With decline in use of NPI, reduced herd immunity, only 52% influenza vaccination rate (persons > 6 months of age), and given the hint from Australia (Figure 2), as well as the two attempts by influenza to break out in the United States more broadly last December and again in February (Figure 1), it is best to begin to prepare now for the return of influenza and potentially at the same time when COVID-19 is surging or otherwise maintaining a moderate incidence level. Rapid diagnosis is critically important as patients, especially high-risk ones, can be treated successfully with specific antivirals that have been developed for each of the pathogens—provided they are administered early, preferably starting within 2 days after symptom onset for influenza and within 5 days after symptom onset for COVID-19.
To prepare for the likely resurgence of influenza, perhaps at the same time as a new surge of COVID-19, we encourage physicians to do the following:
- Monitor surveillance data for incidence of COVID-19 and influenza in your state, county and community. This could be accomplished by monitoring public health reports and/or, for users of Sofia and Sofia 2, by monitoring the status of both viruses’ incidence by readily accessing Virena data on Quidel’s MyVirena.com.
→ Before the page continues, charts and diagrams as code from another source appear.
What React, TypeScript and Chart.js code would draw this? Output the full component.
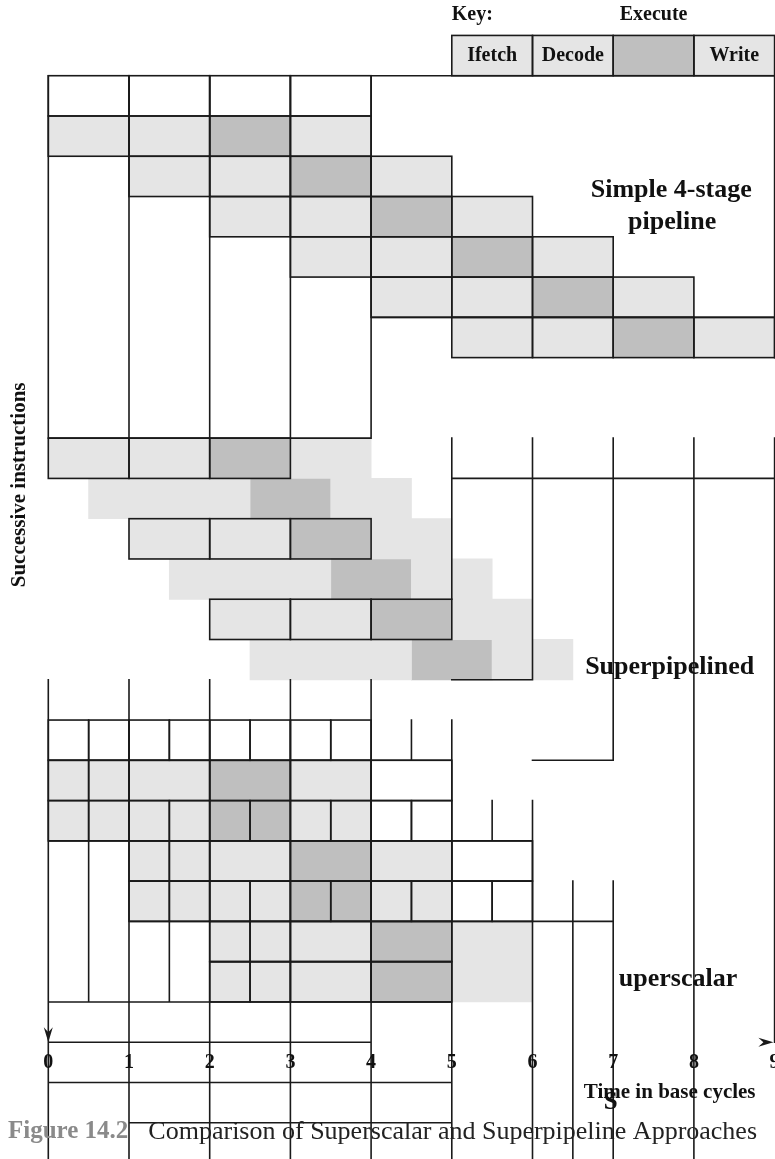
import React, { useEffect, useRef } from 'react';
import { Chart, registerables } from 'chart.js';

Chart.register(...registerables);

// ---------- frame (value ranges of the two scales) ----------
const CANVAS_W = 775;
const CANVAS_H = 1159;
const X_MIN = -0.5985;
const X_MAX = 9.005;
const Y_MIN = -1.88;
const Y_MAX = 26.9;
const ROW_PX = CANVAS_H / (Y_MAX - Y_MIN);

// ---------- data ----------
// time axis tick labels (base cycles)
const timeTicks = ['0', '1', '2', '3', '4', '5', '6', '7', '8', '9'];

// key: stage names and their cells [row, start, end]
const keyStages = ['Ifetch', 'Decode', 'Execute', 'Write'];
const keyCells: [number, number, number][] = [
  [-1, 5, 6],
  [-1, 6, 7],
  [-1, 7, 8],
  [-1, 8, 9],
];

// cells as [row, startCycle, endCycle]
// light grey stages with an outline (Ifetch / Decode / Write)
const lightOutlined: [number, number, number][] = [
  // key
  [-1, 5, 6], [-1, 6, 7], [-1, 8, 9],
  // simple 4-stage pipeline
  [1, 0, 1], [1, 1, 2], [1, 3, 4],
  [2, 1, 2], [2, 2, 3], [2, 4, 5],
  [3, 2, 3], [3, 3, 4], [3, 5, 6],
  [4, 3, 4], [4, 4, 5], [4, 6, 7],
  [5, 4, 5], [5, 5, 6], [5, 7, 8],
  [6, 5, 6], [6, 6, 7], [6, 8, 9],
  // superpipelined
  [9, 0, 1], [9, 1, 2],
  [11, 1, 2], [11, 2, 3],
  [13, 2, 3], [13, 3, 4],
  // superscalar
  [17, 0, 0.5], [17, 0.5, 1], [17, 1, 2], [17, 3, 4],
  [18, 0, 0.5], [18, 0.5, 1], [18, 1, 1.5], [18, 1.5, 2], [18, 3, 3.5], [18, 3.5, 4],
  [19, 1, 1.5], [19, 1.5, 2], [19, 2, 3], [19, 4, 5],
  [20, 1, 1.5], [20, 1.5, 2], [20, 2, 2.5], [20, 2.5, 3], [20, 4, 4.5], [20, 4.5, 5],
  [21, 2, 2.5], [21, 2.5, 3], [21, 3, 4],
  [22, 2, 2.5], [22, 2.5, 3], [22, 3, 4],
];

// dark grey Execute stages with an outline
const darkOutlined: [number, number, number][] = [
  [-1, 7, 8],
  [1, 2, 3], [2, 3, 4], [3, 4, 5], [4, 5, 6], [5, 6, 7], [6, 7, 8],
  [9, 2, 3], [11, 3, 4], [13, 4, 5],
  [17, 2, 3],
  [18, 2, 2.5], [18, 2.5, 3],
  [19, 3, 4],
  [20, 3, 3.5], [20, 3.5, 4],
  [21, 4, 5], [22, 4, 5],
];

// empty (white) outlined slots
const whiteOutlined: [number, number, number][] = [
  [0, 0, 1], [0, 1, 2], [0, 2, 3], [0, 3, 4],
  [16, 0, 0.5], [16, 0.5, 1], [16, 1, 1.5], [16, 1.5, 2],
  [16, 2, 2.5], [16, 2.5, 3], [16, 3, 3.5], [16, 3.5, 4],
  [17, 4, 5],
  [18, 4, 4.5], [18, 4.5, 5],
  [19, 5, 6],
  [20, 5, 5.5], [20, 5.5, 6],
];

// light grey stages without outline
const lightPlain: [number, number, number][] = [
  [9, 3, 4],
  [10, 0.5, 2.5], [10, 3.5, 4.5],
  [11, 4, 5],
  [12, 1.5, 3.5], [12, 4.5, 5.5],
  [13, 5, 6],
  [14, 2.5, 4.5], [14, 5.5, 6.5],
  [21, 5, 6], [22, 5, 6],
];

// dark grey stages without outline
const darkPlain: [number, number, number][] = [
  [10, 2.5, 3.5],
  [12, 3.5, 4.5],
  [14, 4.5, 5.5],
];

// remaining ruled lines [x1, y1, x2, y2] in (cycle, row) units
const ruledLines: [number, number, number, number][] = [
  // simple pipeline frame
  [0, 0, 0, 9], [1, 0, 1, 9], [2, 0, 2, 9], [3, 0, 3, 9], [4, 0, 4, 9],
  [4, 0, 9, 0], [9, 0, 9, 7], [4, 6, 9, 6], [0, 9, 4, 9],
  // superpipelined frame
  [5, 9, 5, 13], [6, 9, 6, 15], [7, 9, 7, 17], [8, 9, 8, Y_MAX], [9, 9, 9, 24],
  [5, 10, 9, 10], [5, 15, 6, 15],
  // superscalar frame
  [0, 15, 0, Y_MAX], [1, 15, 1, Y_MAX], [2, 15, 2, Y_MAX], [3, 15, 3, Y_MAX], [4, 15, 4, Y_MAX],
  [4.5, 16, 4.5, 17], [5, 16, 5, Y_MAX],
  [0, 17, 5, 17], [6, 17, 7, 17],
  [5.5, 18, 5.5, 19], [6, 18, 6, Y_MAX],
  [0, 19, 6, 19], [1, 20, 6, 20],
  [0.5, 19, 0.5, 23], [1.5, 21, 1.5, 23],
  [6.5, 20, 6.5, Y_MAX], [7, 20, 7, Y_MAX],
  [1, 21, 7, 21], [2, 22, 5, 22],
  [0, 23, 5, 23], [0, 24, 4, 24], [0, 25, 5, 25], [1, 26, 5, 26],
];

// ---------- annotation text ----------
const SERIF = '"Liberation Serif", "Times New Roman", serif';
type Label = { text: string; x: number; y: number; font: string; align?: CanvasTextAlign; color?: string; rotate?: boolean };
const textLabels: Label[] = [
  { text: 'Key:', x: 5.0, y: -1.5, font: `bold 20px ${SERIF}`, align: 'left' },
  { text: 'Simple 4-stage', x: 7.72, y: 2.84, font: `bold 26px ${SERIF}` },
  { text: 'pipeline', x: 7.73, y: 3.63, font: `bold 26px ${SERIF}` },
  { text: 'Superpipelined', x: 7.7, y: 14.68, font: `bold 26px ${SERIF}` },
  { text: 'uperscalar', x: 7.07, y: 22.43, font: `bold 26px ${SERIF}`, align: 'left' },
  { text: 'Time in base cycles', x: 7.7, y: 25.24, font: `bold 21px ${SERIF}` },
  { text: 'S', x: 6.97, y: 25.51, font: `bold 25px ${SERIF}` },
  { text: 'Successive instructions', x: -0.35, y: 10.16, font: `bold 21px ${SERIF}`, rotate: true },
  { text: 'Figure 14.2', x: -0.5, y: 26.23, font: `bold 25px ${SERIF}`, align: 'left', color: '#8a8a8a' },
  { text: 'Comparison of Superscalar and Superpipeline Approaches', x: 1.24, y: 26.23, font: `26px ${SERIF}`, align: 'left', color: '#222' },
];

const LIGHT = '#e5e5e5';
const DARK = '#bfbfbf';
const LINE = '#1a1a1a';

const toBars = (cells: [number, number, number][]) =>
  cells.map(([row, s, e]) => ({ y: row + 0.5, x: [s, e] }));

const drawingPlugin = {
  id: 'pipelineDrawing',
  afterDatasetsDraw(chart: any) {
    const { ctx, scales } = chart;
    const xs = scales.x;
    const ys = scales.y;
    ctx.save();
    ctx.strokeStyle = LINE;
    ctx.lineWidth = 1.6;
    ctx.lineCap = 'square';

    // ruled lines
    ctx.beginPath();
    ruledLines.forEach(([x1, y1, x2, y2]) => {
      ctx.moveTo(xs.getPixelForValue(x1), ys.getPixelForValue(y1));
      ctx.lineTo(xs.getPixelForValue(x2), ys.getPixelForValue(y2));
    });
    ctx.stroke();

    // outlines of the outlined bar datasets
    chart.data.datasets.forEach((ds: any, i: number) => {
      if (!ds.outlined) return;
      const meta = chart.getDatasetMeta(i);
      meta.data.forEach((el: any) => {
        const { x, y, base, height } = el.getProps(['x', 'y', 'base', 'height'], true);
        const l = Math.min(x, base);
        const r = Math.max(x, base);
        ctx.strokeRect(l, y - height / 2, r - l, height);
      });
    });

    // arrow heads on the axes
    ctx.fillStyle = LINE;
    const ax = xs.getPixelForValue(0);
    const ay = ys.getPixelForValue(24);
    ctx.beginPath();
    ctx.moveTo(ax, ay);
    ctx.lineTo(ax - 4.5, ay - 15);
    ctx.lineTo(ax, ay - 10);
    ctx.lineTo(ax + 4.5, ay - 15);
    ctx.closePath();
    ctx.fill();
    const bx = xs.getPixelForValue(8.985);
    ctx.beginPath();
    ctx.moveTo(bx, ay);
    ctx.lineTo(bx - 15, ay - 4.5);
    ctx.lineTo(bx - 10, ay);
    ctx.lineTo(bx - 15, ay + 4.5);
    ctx.closePath();
    ctx.fill();

    // key stage names
    ctx.fillStyle = '#111';
    ctx.textBaseline = 'middle';
    ctx.font = `bold 20px ${SERIF}`;
    keyStages.forEach((name, i) => {
      const [row, s, e] = keyCells[i];
      const cx = xs.getPixelForValue((s + e) / 2);
      const isExec = name === 'Execute';
      const cy = ys.getPixelForValue(isExec ? row - 0.5 : row + 0.5);
      ctx.textAlign = 'center';
      ctx.fillText(name, cx, cy);
    });

    // time axis numbers
    ctx.font = `bold 20px ${SERIF}`;
    timeTicks.forEach((t, i) => {
      ctx.textAlign = 'center';
      ctx.fillText(t, xs.getPixelForValue(i), ys.getPixelForValue(24.5));
    });

    // other text
    textLabels.forEach((lb) => {
      ctx.save();
      ctx.font = lb.font;
      ctx.fillStyle = lb.color || '#111';
      ctx.textAlign = lb.align || 'center';
      ctx.textBaseline = 'middle';
      const px = xs.getPixelForValue(lb.x);
      const py = ys.getPixelForValue(lb.y);
      if (lb.rotate) {
        ctx.translate(px, py);
        ctx.rotate(-Math.PI / 2);
        ctx.fillText(lb.text, 0, 0);
      } else {
        ctx.fillText(lb.text, px, py);
      }
      ctx.restore();
    });
    ctx.restore();
  },
};

export default function App() {
  const canvasRef = useRef<HTMLCanvasElement | null>(null);

  useEffect(() => {
    if (!canvasRef.current) return;
    const common = {
      grouped: false,
      barThickness: ROW_PX,
      borderWidth: 0,
      borderSkipped: false,
      inflateAmount: 0.4,
    };
    const chart = new Chart(canvasRef.current, {
      type: 'bar',
      data: {
        datasets: [
          { label: 'light', data: toBars(lightPlain), backgroundColor: LIGHT, ...common },
          { label: 'dark', data: toBars(darkPlain), backgroundColor: DARK, ...common },
          { label: 'white outlined', data: toBars(whiteOutlined), backgroundColor: '#ffffff', outlined: true, ...common },
          { label: 'light outlined', data: toBars(lightOutlined), backgroundColor: LIGHT, outlined: true, ...common },
          { label: 'dark outlined', data: toBars(darkOutlined), backgroundColor: DARK, outlined: true, ...common },
        ] as any,
      },
      options: {
        indexAxis: 'y',
        animation: false,
        responsive: false,
        maintainAspectRatio: false,
        events: [],
        layout: { padding: 0 },
        plugins: { legend: { display: false }, tooltip: { enabled: false } },
        scales: {
          x: { type: 'linear', min: X_MIN, max: X_MAX, display: false },
          y: { type: 'linear', min: Y_MIN, max: Y_MAX, reverse: true, display: false, offset: false },
        },
      } as any,
      plugins: [drawingPlugin],
    });
    return () => chart.destroy();
  }, []);

  return (
    <div style={{ position: 'absolute', left: 0, top: 0, width: CANVAS_W, height: CANVAS_H, background: '#fff' }}>
      <canvas ref={canvasRef} width={CANVAS_W} height={CANVAS_H} style={{ display: 'block' }} />
    </div>
  );
}
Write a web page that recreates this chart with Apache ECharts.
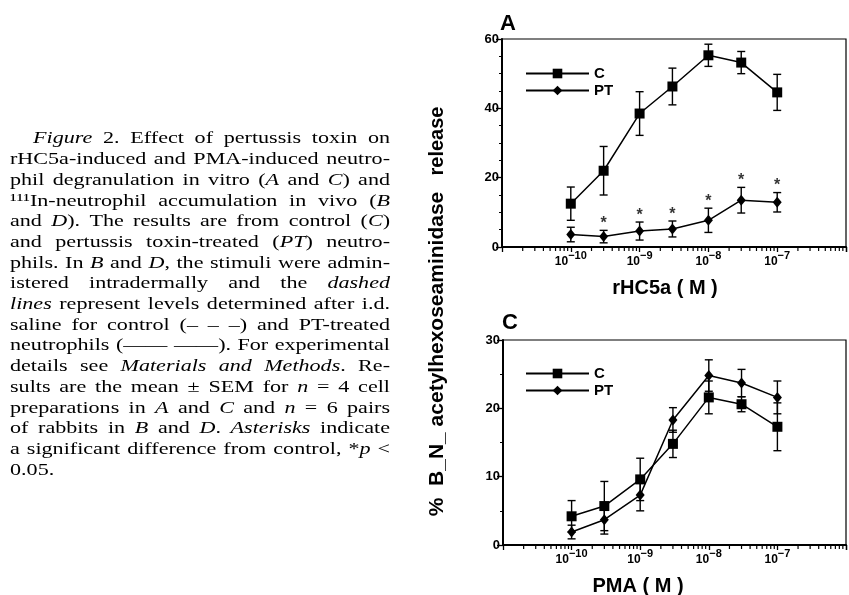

- Make sure that your clinic provides COVID-19 and influenza test results to your local and regional public health agencies, so that they can provide a more complete status update for you and others.
- Actively support vaccinations, including boosters with the newly approved vaccine(s) covering the new SARS-CoV-2 Omicron subvariants.
- Encourage your staff and patients to get the new season’s influenza vaccines that are now available. Patients older than 65 years, should get the special influenza vaccine designed for them. Given that the influenza season started so early in Australia, it could do the same here, so providing the flu vaccinations for yourself, staff, and your patients by the end of September could be best.
- Encourage the use of NPI, especially at least through this winter, and especially reinforced by your knowledge through surveillance of incidence of both pathogens circulating in your community. The data show without question that NPI reduces COVID-10 and Influenza infections and spread.
- Be prepared for testing for both SARS-CoV-2 and Influenza. All three viruses are likely to be circulating in your community this winter—potentially at the same time. Using Sofia 2 SARS + Flu FIA may be the best choice for you, as it screens for all three viruses at once with only one patient nasal swab sample required.
*Failed “surges”. Even though the surges this past winter did not constitute a typical influenza epidemic, the CDC has reported that between Oct. 2021, and June 11, 2022, there were 8 million to 13 million influenza cases, 82,000 to 170,000 hospitalizations, and 5,000 to 14,000 deaths In the United States. We must all take steps now to prepare for the coming COVID-19 and Influenza winter season.